> EXERCISE DIRECTIONS: Copy out each line that has "this" in it.

> Records with drawing code:
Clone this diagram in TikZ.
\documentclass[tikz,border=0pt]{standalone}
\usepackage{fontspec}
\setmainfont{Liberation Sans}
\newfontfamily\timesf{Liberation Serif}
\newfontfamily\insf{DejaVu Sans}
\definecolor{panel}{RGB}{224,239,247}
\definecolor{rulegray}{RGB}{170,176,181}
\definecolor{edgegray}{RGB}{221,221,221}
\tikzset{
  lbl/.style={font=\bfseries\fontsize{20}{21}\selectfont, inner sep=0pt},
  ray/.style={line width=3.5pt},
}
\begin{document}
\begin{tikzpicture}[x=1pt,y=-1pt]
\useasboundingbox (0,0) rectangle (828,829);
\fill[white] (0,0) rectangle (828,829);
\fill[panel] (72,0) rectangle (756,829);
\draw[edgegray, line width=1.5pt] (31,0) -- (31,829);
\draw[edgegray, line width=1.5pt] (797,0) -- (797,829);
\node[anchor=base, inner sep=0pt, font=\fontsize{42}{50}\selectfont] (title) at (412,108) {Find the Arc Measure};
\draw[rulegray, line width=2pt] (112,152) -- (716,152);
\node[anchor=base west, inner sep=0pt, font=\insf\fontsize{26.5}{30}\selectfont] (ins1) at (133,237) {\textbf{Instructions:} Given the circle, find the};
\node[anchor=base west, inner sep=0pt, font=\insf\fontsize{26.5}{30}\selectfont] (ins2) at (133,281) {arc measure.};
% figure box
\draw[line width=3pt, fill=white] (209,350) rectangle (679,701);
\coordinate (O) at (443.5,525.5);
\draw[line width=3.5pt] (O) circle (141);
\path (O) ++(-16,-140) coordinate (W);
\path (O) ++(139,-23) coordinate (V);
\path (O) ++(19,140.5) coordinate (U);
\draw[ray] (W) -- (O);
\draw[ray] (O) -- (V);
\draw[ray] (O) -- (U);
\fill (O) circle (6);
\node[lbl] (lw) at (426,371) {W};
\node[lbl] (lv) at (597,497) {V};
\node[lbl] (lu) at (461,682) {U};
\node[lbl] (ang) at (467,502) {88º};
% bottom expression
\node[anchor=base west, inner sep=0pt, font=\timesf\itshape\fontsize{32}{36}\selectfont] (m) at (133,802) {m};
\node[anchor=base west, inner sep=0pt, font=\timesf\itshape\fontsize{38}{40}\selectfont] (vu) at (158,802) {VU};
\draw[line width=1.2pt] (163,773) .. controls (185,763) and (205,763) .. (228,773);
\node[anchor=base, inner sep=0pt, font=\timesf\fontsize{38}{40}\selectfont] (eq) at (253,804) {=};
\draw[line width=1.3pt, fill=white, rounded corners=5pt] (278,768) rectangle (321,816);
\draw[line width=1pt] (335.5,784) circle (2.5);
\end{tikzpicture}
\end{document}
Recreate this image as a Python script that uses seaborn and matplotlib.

> TASK SOLUTION:
Clone this diagram in TikZ.
Recreate this image as a Python script that uses seaborn and matplotlib.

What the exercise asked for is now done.